> _STATED PROBLEM_:
Starting at the first line of the listing below, repeat each line up to and including the one containing "import pandas as pd". Leave out pictures.

> _GIVEN MATERIAL_:

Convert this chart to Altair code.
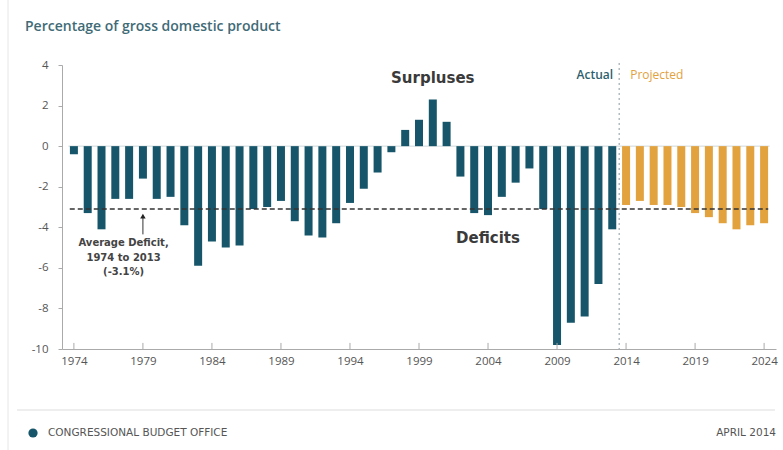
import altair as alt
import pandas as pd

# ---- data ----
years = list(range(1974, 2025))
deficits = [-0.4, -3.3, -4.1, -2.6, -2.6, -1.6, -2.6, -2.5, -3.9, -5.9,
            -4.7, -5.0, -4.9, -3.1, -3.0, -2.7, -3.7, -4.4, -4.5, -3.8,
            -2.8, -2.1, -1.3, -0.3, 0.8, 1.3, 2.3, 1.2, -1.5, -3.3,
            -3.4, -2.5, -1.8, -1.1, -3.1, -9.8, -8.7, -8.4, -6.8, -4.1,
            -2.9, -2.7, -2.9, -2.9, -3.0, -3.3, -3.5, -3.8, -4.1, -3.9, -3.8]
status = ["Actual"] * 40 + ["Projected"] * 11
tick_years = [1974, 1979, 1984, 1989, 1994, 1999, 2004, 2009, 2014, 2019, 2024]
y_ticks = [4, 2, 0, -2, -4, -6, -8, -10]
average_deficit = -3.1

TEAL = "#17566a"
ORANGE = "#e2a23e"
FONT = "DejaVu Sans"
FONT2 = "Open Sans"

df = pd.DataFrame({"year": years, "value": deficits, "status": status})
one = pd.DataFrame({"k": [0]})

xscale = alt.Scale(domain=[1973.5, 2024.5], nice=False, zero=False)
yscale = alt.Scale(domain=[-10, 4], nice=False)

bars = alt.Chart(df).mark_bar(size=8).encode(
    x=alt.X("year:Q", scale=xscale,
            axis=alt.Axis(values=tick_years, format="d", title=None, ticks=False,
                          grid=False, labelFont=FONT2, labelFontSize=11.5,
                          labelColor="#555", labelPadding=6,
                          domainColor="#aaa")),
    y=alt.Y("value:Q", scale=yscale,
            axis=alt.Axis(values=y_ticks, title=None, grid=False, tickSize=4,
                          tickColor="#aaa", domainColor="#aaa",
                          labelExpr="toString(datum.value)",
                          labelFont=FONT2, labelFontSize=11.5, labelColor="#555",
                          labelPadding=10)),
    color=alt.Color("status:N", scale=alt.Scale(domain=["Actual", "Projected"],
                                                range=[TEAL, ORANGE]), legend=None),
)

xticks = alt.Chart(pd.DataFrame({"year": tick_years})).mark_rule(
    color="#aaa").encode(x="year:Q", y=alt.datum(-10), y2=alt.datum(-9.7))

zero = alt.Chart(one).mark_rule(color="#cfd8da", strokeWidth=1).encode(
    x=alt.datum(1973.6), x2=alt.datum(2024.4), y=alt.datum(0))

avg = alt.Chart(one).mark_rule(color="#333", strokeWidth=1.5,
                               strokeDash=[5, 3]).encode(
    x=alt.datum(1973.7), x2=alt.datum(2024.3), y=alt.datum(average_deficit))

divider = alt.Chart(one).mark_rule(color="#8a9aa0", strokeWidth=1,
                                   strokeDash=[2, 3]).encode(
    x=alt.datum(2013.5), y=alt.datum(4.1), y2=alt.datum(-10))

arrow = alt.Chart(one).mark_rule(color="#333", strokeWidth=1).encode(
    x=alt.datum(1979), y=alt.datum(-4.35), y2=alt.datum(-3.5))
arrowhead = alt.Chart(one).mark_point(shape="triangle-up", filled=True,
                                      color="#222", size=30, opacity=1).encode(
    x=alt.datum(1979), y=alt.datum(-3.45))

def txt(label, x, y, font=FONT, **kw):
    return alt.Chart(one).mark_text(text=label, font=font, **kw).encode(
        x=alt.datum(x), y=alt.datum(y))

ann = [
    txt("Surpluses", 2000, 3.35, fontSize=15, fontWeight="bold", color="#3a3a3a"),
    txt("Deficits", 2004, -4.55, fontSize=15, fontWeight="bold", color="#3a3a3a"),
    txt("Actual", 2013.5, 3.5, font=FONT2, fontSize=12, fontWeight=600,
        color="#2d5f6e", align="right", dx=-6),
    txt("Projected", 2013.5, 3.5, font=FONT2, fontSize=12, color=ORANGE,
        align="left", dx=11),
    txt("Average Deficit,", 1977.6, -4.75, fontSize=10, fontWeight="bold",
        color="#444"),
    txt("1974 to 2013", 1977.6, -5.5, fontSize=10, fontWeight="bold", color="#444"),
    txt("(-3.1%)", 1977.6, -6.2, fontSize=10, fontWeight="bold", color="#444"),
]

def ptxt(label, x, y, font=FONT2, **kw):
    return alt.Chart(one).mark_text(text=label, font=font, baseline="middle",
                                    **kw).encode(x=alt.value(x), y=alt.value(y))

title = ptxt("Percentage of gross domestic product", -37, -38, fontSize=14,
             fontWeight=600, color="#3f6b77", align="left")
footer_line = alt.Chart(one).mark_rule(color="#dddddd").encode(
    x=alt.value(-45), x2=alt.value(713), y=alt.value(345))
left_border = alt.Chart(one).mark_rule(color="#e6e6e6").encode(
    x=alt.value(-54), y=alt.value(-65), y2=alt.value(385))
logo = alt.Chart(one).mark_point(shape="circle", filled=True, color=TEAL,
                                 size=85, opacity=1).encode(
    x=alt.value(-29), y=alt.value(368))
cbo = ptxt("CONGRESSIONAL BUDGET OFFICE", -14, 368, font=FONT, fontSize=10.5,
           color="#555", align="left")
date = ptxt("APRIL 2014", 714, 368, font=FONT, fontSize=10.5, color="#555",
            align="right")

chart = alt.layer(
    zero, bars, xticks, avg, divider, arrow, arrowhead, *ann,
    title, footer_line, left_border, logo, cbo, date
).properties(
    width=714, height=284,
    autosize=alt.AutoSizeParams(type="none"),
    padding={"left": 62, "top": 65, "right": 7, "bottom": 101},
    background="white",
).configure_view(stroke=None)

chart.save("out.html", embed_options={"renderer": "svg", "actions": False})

> _TASK RESPONSE_:
Convert this chart to Altair code.
import altair as alt
import pandas as pd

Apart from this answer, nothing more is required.